───── Data extract ─────

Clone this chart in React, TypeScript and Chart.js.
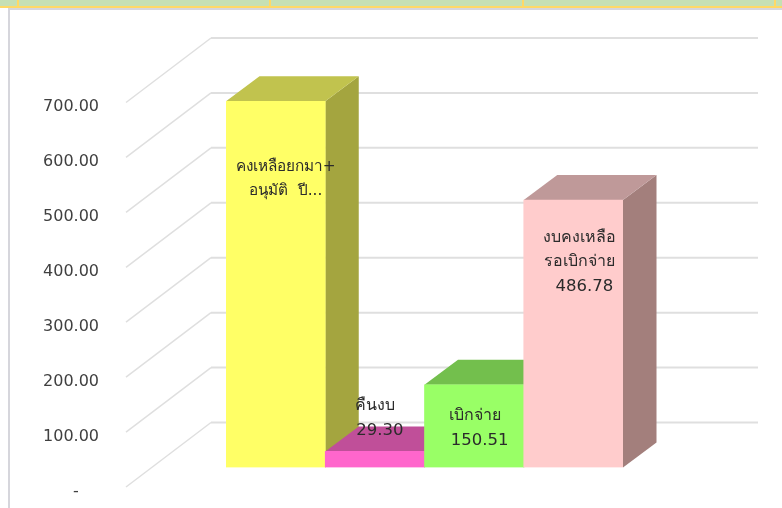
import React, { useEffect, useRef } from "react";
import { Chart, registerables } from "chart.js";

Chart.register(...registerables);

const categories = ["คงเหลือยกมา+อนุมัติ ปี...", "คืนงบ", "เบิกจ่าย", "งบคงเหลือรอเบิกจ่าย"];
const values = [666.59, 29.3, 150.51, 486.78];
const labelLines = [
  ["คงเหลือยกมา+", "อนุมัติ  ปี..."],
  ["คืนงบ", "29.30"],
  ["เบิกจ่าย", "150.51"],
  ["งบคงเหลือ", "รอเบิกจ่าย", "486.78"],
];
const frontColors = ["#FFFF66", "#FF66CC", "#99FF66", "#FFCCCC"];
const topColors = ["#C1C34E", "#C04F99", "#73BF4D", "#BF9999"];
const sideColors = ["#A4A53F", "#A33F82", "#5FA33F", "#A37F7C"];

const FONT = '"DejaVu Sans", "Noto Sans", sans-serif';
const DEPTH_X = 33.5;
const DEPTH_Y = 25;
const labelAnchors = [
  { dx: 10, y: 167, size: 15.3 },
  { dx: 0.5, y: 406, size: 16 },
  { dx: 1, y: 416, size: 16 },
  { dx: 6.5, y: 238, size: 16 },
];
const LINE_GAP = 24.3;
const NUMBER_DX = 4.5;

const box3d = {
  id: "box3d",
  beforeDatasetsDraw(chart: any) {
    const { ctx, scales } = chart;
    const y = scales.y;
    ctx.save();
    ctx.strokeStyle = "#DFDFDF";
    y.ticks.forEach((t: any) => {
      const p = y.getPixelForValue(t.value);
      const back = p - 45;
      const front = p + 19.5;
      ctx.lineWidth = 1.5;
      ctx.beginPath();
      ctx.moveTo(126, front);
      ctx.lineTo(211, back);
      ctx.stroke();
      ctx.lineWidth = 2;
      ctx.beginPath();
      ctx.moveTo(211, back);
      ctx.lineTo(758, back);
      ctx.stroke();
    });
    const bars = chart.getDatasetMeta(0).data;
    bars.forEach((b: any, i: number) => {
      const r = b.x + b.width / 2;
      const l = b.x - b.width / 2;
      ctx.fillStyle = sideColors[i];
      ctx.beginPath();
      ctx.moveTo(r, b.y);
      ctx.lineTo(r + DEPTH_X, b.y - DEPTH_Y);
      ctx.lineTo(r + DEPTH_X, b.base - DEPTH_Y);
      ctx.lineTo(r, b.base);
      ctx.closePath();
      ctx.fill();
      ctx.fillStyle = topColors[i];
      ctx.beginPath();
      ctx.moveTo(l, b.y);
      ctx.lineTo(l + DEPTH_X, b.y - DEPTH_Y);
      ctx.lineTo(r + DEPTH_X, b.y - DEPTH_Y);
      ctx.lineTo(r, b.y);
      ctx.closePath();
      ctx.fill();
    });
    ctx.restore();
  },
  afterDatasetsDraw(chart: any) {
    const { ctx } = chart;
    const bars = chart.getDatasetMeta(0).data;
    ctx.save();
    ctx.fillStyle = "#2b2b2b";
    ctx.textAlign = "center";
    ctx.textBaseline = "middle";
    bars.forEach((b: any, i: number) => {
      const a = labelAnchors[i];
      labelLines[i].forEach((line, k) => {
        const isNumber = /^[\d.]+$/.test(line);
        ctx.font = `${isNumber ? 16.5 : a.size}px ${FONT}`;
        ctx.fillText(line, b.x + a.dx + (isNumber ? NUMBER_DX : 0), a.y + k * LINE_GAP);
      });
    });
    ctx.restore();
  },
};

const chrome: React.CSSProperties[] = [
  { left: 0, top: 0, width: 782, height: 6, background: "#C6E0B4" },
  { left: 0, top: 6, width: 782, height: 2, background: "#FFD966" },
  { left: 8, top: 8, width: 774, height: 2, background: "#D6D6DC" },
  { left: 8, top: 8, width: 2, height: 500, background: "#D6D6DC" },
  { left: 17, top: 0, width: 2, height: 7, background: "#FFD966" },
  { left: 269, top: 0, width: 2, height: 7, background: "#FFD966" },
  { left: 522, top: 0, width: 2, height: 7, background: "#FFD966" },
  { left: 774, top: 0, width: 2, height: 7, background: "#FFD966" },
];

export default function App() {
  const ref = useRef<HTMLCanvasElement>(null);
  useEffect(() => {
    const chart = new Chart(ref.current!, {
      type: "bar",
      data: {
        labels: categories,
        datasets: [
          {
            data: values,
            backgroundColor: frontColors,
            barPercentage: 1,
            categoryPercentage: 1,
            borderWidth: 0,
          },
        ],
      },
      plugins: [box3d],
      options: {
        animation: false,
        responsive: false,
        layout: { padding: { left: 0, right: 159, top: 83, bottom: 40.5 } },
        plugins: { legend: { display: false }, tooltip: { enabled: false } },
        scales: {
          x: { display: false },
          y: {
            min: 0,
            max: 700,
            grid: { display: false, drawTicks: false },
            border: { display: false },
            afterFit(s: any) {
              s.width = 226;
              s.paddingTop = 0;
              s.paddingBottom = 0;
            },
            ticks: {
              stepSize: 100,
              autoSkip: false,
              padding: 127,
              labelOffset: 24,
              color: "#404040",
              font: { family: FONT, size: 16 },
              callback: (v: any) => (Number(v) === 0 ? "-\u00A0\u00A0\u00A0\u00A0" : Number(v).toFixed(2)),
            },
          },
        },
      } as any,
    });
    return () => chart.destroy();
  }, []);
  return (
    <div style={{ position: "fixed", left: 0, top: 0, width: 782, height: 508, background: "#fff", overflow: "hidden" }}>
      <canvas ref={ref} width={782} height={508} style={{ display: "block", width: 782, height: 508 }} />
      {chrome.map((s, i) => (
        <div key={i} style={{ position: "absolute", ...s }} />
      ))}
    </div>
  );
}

─────

• Given request
Copy the material exactly. Do not include the pictures.

• Answer
Clone this chart in React, TypeScript and Chart.js.
import React, { useEffect, useRef } from "react";
import { Chart, registerables } from "chart.js";

Chart.register(...registerables);

const categories = ["คงเหลือยกมา+อนุมัติ ปี...", "คืนงบ", "เบิกจ่าย", "งบคงเหลือรอเบิกจ่าย"];
const values = [666.59, 29.3, 150.51, 486.78];
const labelLines = [
  ["คงเหลือยกมา+", "อนุมัติ  ปี..."],
  ["คืนงบ", "29.30"],
  ["เบิกจ่าย", "150.51"],
  ["งบคงเหลือ", "รอเบิกจ่าย", "486.78"],
];
const frontColors = ["#FFFF66", "#FF66CC", "#99FF66", "#FFCCCC"];
const topColors = ["#C1C34E", "#C04F99", "#73BF4D", "#BF9999"];
const sideColors = ["#A4A53F", "#A33F82", "#5FA33F", "#A37F7C"];

const FONT = '"DejaVu Sans", "Noto Sans", sans-serif';
const DEPTH_X = 33.5;
const DEPTH_Y = 25;
const labelAnchors = [
  { dx: 10, y: 167, size: 15.3 },
  { dx: 0.5, y: 406, size: 16 },
  { dx: 1, y: 416, size: 16 },
  { dx: 6.5, y: 238, size: 16 },
];
const LINE_GAP = 24.3;
const NUMBER_DX = 4.5;

const box3d = {
  id: "box3d",
  beforeDatasetsDraw(chart: any) {
    const { ctx, scales } = chart;
    const y = scales.y;
    ctx.save();
    ctx.strokeStyle = "#DFDFDF";
    y.ticks.forEach((t: any) => {
      const p = y.getPixelForValue(t.value);
      const back = p - 45;
      const front = p + 19.5;
      ctx.lineWidth = 1.5;
      ctx.beginPath();
      ctx.moveTo(126, front);
      ctx.lineTo(211, back);
      ctx.stroke();
      ctx.lineWidth = 2;
      ctx.beginPath();
      ctx.moveTo(211, back);
      ctx.lineTo(758, back);
      ctx.stroke();
    });
    const bars = chart.getDatasetMeta(0).data;
    bars.forEach((b: any, i: number) => {
      const r = b.x + b.width / 2;
      const l = b.x - b.width / 2;
      ctx.fillStyle = sideColors[i];
      ctx.beginPath();
      ctx.moveTo(r, b.y);
      ctx.lineTo(r + DEPTH_X, b.y - DEPTH_Y);
      ctx.lineTo(r + DEPTH_X, b.base - DEPTH_Y);
      ctx.lineTo(r, b.base);
      ctx.closePath();
      ctx.fill();
      ctx.fillStyle = topColors[i];
      ctx.beginPath();
      ctx.moveTo(l, b.y);
      ctx.lineTo(l + DEPTH_X, b.y - DEPTH_Y);
      ctx.lineTo(r + DEPTH_X, b.y - DEPTH_Y);
      ctx.lineTo(r, b.y);
      ctx.closePath();
      ctx.fill();
    });
    ctx.restore();
  },
  afterDatasetsDraw(chart: any) {
    const { ctx } = chart;
    const bars = chart.getDatasetMeta(0).data;
    ctx.save();
    ctx.fillStyle = "#2b2b2b";
    ctx.textAlign = "center";
    ctx.textBaseline = "middle";
    bars.forEach((b: any, i: number) => {
      const a = labelAnchors[i];
      labelLines[i].forEach((line, k) => {
        const isNumber = /^[\d.]+$/.test(line);
        ctx.font = `${isNumber ? 16.5 : a.size}px ${FONT}`;
        ctx.fillText(line, b.x + a.dx + (isNumber ? NUMBER_DX : 0), a.y + k * LINE_GAP);
      });
    });
    ctx.restore();
  },
};

const chrome: React.CSSProperties[] = [
  { left: 0, top: 0, width: 782, height: 6, background: "#C6E0B4" },
  { left: 0, top: 6, width: 782, height: 2, background: "#FFD966" },
  { left: 8, top: 8, width: 774, height: 2, background: "#D6D6DC" },
  { left: 8, top: 8, width: 2, height: 500, background: "#D6D6DC" },
  { left: 17, top: 0, width: 2, height: 7, background: "#FFD966" },
  { left: 269, top: 0, width: 2, height: 7, background: "#FFD966" },
  { left: 522, top: 0, width: 2, height: 7, background: "#FFD966" },
  { left: 774, top: 0, width: 2, height: 7, background: "#FFD966" },
];

export default function App() {
  const ref = useRef<HTMLCanvasElement>(null);
  useEffect(() => {
    const chart = new Chart(ref.current!, {
      type: "bar",
      data: {
        labels: categories,
        datasets: [
          {
            data: values,
            backgroundColor: frontColors,
            barPercentage: 1,
            categoryPercentage: 1,
            borderWidth: 0,
          },
        ],
      },
      plugins: [box3d],
      options: {
        animation: false,
        responsive: false,
        layout: { padding: { left: 0, right: 159, top: 83, bottom: 40.5 } },
        plugins: { legend: { display: false }, tooltip: { enabled: false } },
        scales: {
          x: { display: false },
          y: {
            min: 0,
            max: 700,
            grid: { display: false, drawTicks: false },
            border: { display: false },
            afterFit(s: any) {
              s.width = 226;
              s.paddingTop = 0;
              s.paddingBottom = 0;
            },
            ticks: {
              stepSize: 100,
              autoSkip: false,
              padding: 127,
              labelOffset: 24,
              color: "#404040",
              font: { family: FONT, size: 16 },
              callback: (v: any) => (Number(v) === 0 ? "-\u00A0\u00A0\u00A0\u00A0" : Number(v).toFixed(2)),
            },
          },
        },
      } as any,
    });
    return () => chart.destroy();
  }, []);
  return (
    <div style={{ position: "fixed", left: 0, top: 0, width: 782, height: 508, background: "#fff", overflow: "hidden" }}>
      <canvas ref={ref} width={782} height={508} style={{ display: "block", width: 782, height: 508 }} />
      {chrome.map((s, i) => (
        <div key={i} style={{ position: "absolute", ...s }} />
      ))}
    </div>
  );
}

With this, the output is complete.